Au cœur de ces trois crises, le béton traditionnel doit forcément évoluer. Aujourd’hui, c’est le fluide qui fait battre le cœur de la fabrique de la ville : beaucoup de nos normes sont liées à sa mise en œuvre. Deux tiers des bâtiments dans le monde sont encore fabriqués en béton. Toutefois, outre la consommation de sable et d’eau, c’est le produit manufacturé le plus émissif en GES. La fabrication du ciment qui entre dans sa composition représente 8 % des GES émis dans le monde, en constante augmentation ! Si des avancées émergent lentement, le béton « bas carbone » ne l’est donc encore que de nom. Au-delà du ciment, le béton est aussi composé, aux deux tiers, de sable. Il n’en faut pas moins de 200 tonnes pour fabriquer une maison ! Mais seulement 5 % du sable mondial peut servir à la composition du béton. Les agrégats tirés des carrières ou le sable marin sont utilisables pour la construction, mais pas le sable du désert qui est trop érodé. La ville de Dubaï a beau en être entourée, elle est contrainte d’importer celui qui sert à sa construction. Les plus grands spécialistes alertent sur la disparition des plages et la perte de biodiversité marine liée à l’exploitation du sable. Les scandales environnementaux et sociaux se multiplient autour de l’exploitation du sable.

Matériau adulé des concepteurs du xxe siècle aux qualités architecturales et techniques indéniables, le béton est devenu aujourd’hui trop précieux pour être coulé partout et pour tout. Pour continuer de l’apprécier, il nous faut désormais l’employer avec parcimonie pour ce qu’il fait de mieux : les longues portées, les bâtiments complexes, le contact du sol, etc. Le paradoxe est que son prix n’a pas encore véritablement augmenté, alors que son coût environnemental pour la planète (et donc pour l’humain) est immense.

Réparer la ville n’est donc pas arrêter de construire. C’est décaler le regard en acceptant l’histoire. C’est apprendre à transformer, adapter, ajuster, recréer la ville autour de nous pour répondre à nos besoins et aux enjeux du moment.

Nous entrons dans l’ère des raretés, et notre capacité à bâtir en est menacée. Le bois, par exemple, est au centre d’un marché mondial volatil dépendant des crises économiques et géopolitiques. Mais d’autres matériaux transformés subissent aujourd’hui des pénuries qui provoquent des retards de chantier, des faillites et font croître les prix. Le constat est là : nous dépendons d’un marché mondialisé et de produits manufacturés qui traversent parfois la planète avant d’arriver sur nos chantiers. Nous ne sommes pas autonomes alors que nous pourrions l’être en grande partie.
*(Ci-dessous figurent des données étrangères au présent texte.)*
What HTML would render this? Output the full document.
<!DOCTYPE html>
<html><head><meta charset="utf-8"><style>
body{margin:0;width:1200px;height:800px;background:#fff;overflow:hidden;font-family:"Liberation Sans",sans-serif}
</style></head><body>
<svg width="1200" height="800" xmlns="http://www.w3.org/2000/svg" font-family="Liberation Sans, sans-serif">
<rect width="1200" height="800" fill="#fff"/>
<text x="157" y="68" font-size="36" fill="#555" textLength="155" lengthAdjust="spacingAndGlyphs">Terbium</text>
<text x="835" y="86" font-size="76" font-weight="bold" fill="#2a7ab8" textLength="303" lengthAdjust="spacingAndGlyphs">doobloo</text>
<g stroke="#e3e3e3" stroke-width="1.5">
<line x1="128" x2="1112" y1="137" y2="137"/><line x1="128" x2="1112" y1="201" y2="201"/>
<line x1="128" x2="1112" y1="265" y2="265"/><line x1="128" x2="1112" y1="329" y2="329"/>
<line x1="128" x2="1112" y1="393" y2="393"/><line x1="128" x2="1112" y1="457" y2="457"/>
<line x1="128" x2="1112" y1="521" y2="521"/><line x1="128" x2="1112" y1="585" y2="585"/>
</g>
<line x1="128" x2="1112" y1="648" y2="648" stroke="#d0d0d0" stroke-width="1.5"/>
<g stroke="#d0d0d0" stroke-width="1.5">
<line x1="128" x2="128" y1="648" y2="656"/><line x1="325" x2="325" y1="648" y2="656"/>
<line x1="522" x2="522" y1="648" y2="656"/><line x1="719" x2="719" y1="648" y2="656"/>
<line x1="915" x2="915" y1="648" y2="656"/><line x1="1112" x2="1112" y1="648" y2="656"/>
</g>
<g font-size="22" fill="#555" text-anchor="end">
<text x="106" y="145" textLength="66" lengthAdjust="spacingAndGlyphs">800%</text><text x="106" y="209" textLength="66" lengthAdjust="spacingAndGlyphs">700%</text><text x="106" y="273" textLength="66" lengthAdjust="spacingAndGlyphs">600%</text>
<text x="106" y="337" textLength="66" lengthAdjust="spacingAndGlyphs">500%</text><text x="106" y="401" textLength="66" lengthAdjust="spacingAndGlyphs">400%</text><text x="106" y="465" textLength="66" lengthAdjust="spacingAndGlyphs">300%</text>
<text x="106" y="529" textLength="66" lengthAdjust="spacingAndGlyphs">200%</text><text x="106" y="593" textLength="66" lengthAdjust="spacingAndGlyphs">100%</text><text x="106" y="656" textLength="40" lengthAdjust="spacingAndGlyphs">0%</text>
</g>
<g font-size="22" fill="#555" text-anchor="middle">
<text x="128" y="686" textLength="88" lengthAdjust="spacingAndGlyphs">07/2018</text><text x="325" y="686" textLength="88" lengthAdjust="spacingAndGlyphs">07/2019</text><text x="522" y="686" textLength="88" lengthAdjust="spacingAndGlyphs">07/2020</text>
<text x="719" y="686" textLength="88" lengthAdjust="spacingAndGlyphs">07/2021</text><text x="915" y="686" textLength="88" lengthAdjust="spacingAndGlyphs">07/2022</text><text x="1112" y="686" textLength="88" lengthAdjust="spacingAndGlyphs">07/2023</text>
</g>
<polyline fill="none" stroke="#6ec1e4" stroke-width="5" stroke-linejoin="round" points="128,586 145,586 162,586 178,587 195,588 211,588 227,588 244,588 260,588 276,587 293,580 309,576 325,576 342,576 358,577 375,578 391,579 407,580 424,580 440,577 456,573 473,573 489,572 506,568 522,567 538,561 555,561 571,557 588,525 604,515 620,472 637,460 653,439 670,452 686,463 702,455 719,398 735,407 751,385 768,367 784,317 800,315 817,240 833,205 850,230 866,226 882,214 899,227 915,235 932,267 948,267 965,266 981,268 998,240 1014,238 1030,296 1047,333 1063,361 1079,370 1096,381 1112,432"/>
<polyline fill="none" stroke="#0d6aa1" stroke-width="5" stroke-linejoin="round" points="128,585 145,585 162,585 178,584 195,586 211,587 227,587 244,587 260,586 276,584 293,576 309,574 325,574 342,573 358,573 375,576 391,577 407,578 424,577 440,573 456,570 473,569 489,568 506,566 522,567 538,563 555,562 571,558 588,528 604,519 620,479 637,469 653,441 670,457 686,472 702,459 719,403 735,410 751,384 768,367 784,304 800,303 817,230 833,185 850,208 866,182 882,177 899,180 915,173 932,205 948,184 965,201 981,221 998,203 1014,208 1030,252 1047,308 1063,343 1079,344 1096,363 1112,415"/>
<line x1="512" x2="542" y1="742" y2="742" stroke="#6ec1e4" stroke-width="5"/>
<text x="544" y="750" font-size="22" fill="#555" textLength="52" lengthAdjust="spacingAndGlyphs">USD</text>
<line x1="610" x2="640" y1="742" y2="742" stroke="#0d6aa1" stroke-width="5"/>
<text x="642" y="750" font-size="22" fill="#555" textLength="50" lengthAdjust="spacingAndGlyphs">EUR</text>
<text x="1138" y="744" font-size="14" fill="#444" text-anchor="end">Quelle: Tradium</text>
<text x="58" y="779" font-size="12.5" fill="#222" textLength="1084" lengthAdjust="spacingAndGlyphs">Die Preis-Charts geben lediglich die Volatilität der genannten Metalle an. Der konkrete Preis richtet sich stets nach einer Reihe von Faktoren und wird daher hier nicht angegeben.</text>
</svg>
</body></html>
Mais comment continuer à construire sans utiliser systématiquement des produits de construction fabriqués au loin ? D’autres matériaux existent et sont utilisés tous les jours par des millions de personnes dans le monde : le bois, la terre, la pierre, le chanvre, la paille, l’osier, etc. En France, 15 % de notre patrimoine bâti est en terre crue, le plus vieux matériau du monde, mais peu de gens le savent. Pour réduire l’exploitation de matériaux non renouvelables et éviter les pénuries, il nous faut nous tourner vers les matériaux locaux issus de la biomasse (biosourcés), de matière minérale peu transformée (géosourcés), ou tirés de bâtiments existants (réemploi). La consommation de ressources non renouvelables et de matériaux neufs doit désormais être l’exception.
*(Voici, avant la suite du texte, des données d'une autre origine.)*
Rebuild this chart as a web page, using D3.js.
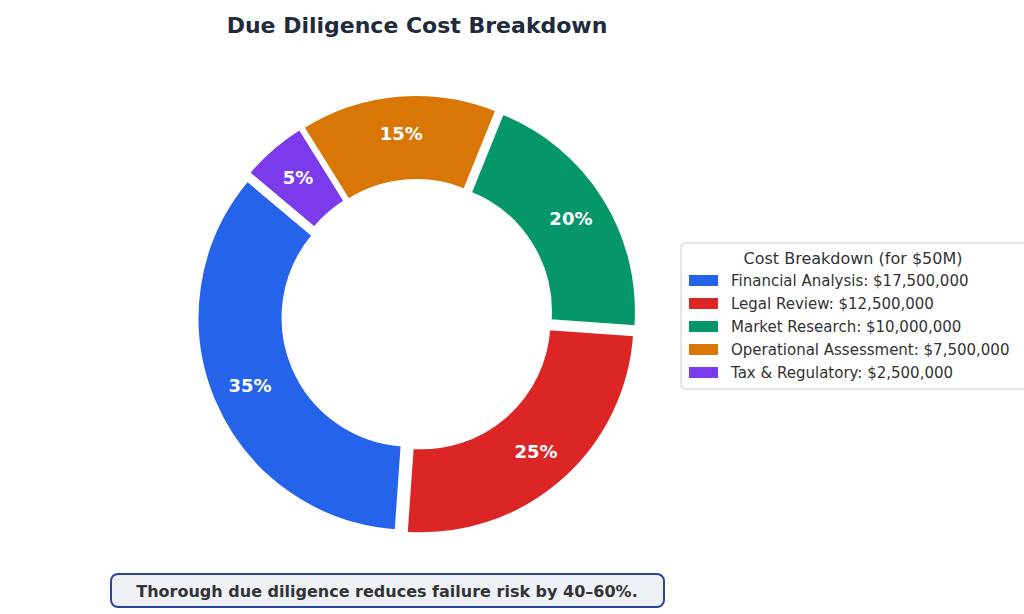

Prenons un exemple : la région rurale du Vorarlberg en Autriche possède un climat semi-montagnard difficile. Elle est aussi largement recouverte de forêts, mais avant 1980 la ressource n’était que très peu exploitée. Les architectes et les élus de la région ont réalisé qu’elle avait un potentiel pour créer une filière locale autour de la construction en bois. Ils ont alors reconstruit la région avec des bâtiments en bois durables, sains et performants. Les bâtiments contemporains sont parfaitement intégrés aux montagnes environnantes. En quelques années, ce modèle de construction en circuit court a créé de nombreux emplois. Dans le Vorarlberg, peu à peu, est née une économie de proximité. Une architecture plus vertueuse et confortable est désormais au service des habitants.

Et si nous arrivions à faire essaimer cet exemple ? Chaque territoire possède sa propre ressource, et il existe autant de solutions qu’il existe de régions. Les nouvelles filières locales de production de matériaux de construction sont un vivier de création de valeur et d’emplois locaux non délocalisables, permettant d’en finir avec la mondialisation des matériaux. Favoriser l’échange d’expériences pour relocaliser la production dans la proximité permet de réduire le commerce de biens tout en tissant des liens.
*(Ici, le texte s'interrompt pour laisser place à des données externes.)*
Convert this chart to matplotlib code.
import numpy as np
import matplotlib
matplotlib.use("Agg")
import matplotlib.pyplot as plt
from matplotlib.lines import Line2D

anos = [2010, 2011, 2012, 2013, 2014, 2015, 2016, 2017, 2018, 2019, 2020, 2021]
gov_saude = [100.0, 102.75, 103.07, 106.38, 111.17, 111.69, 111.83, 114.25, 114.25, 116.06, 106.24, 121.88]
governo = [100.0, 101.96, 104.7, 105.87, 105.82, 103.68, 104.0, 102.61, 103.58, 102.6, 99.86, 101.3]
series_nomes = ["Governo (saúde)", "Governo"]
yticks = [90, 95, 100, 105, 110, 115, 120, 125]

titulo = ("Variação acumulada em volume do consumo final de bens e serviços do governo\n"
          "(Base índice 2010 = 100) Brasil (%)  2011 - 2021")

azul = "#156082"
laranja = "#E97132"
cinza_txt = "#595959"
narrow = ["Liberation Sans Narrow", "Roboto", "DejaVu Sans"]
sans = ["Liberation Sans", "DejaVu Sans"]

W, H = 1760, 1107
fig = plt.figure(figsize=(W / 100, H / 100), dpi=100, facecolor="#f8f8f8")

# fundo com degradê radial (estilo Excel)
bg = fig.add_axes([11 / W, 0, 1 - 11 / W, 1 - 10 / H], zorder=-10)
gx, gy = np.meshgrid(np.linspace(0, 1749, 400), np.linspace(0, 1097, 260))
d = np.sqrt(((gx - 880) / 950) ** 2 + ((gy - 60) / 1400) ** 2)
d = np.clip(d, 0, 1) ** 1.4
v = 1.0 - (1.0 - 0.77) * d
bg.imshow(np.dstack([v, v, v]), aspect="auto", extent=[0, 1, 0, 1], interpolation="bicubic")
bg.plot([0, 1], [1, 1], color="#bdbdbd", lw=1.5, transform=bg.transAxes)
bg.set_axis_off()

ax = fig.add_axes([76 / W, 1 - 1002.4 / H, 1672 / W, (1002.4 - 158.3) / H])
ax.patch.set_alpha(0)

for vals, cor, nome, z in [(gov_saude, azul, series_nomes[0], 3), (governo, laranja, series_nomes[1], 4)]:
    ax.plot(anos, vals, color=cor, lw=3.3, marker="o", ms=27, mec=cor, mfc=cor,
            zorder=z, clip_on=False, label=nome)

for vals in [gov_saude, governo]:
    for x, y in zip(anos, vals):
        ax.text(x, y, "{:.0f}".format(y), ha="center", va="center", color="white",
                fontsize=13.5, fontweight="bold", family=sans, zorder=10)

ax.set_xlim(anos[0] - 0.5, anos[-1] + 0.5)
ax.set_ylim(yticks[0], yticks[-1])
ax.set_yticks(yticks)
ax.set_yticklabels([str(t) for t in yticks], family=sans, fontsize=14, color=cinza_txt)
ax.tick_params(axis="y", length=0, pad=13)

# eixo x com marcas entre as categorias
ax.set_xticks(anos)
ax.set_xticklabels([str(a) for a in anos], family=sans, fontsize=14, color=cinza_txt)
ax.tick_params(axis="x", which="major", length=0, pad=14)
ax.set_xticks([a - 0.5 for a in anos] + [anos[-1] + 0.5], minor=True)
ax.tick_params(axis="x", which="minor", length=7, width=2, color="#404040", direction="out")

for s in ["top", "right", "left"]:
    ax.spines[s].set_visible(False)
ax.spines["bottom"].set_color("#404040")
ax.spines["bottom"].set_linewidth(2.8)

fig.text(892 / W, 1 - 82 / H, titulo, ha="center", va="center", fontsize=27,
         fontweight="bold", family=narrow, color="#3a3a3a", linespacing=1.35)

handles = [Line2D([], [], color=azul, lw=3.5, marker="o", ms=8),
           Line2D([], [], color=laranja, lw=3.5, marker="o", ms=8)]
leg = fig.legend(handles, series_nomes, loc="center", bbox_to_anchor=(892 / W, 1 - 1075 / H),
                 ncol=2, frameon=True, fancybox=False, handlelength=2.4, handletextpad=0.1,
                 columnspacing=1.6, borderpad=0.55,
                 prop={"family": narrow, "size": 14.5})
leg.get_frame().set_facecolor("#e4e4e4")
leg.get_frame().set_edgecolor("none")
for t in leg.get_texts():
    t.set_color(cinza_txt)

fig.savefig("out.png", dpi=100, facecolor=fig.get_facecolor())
Les architectes Christine Leconte et Sylvain Grisot ont publié en février 2022, Réparons la ville, un manifeste pour repenser l’architecture face à l’épuisement des ressources et la crise climatique.

Si l’architecture du xxe siècle était celle des énergies fossiles et de l’utilisation à outrance des matières premières, quelle sera la tonalité de l’architecture du xxie siècle ? Avec optimisme, on peut l’imaginer plus saine, plus responsable, plus confortable : matériaux biosourcés, réemploi, réappropriation de l’acte de bâtir, fierté de construire et de rénover, enseigner en construisant, faire participer les habitants, etc. On ne fait pas la même architecture avec du bois, du chanvre, de la paille ou de la terre qu’avec du béton. Tout cela ne pourra se faire qu’en investissant pleinement dans le développement des filières alternatives. Les plans de relance devraient servir à cela : structurer les filières et massifier l’usage de matériaux biosourcés. Nous vivons une époque très importante de changement et d’opportunité. C’est un nouveau cycle pour l’architecture comme pour les habitants !

L’architecte est au cœur de ces changements : son rôle de conseil en amont de la conception, tout au long de la construction, jusqu’à la livraison lui confère un rôle pivot pour l’émergence d’une ville durable, confortable et conçue avec ses habitants.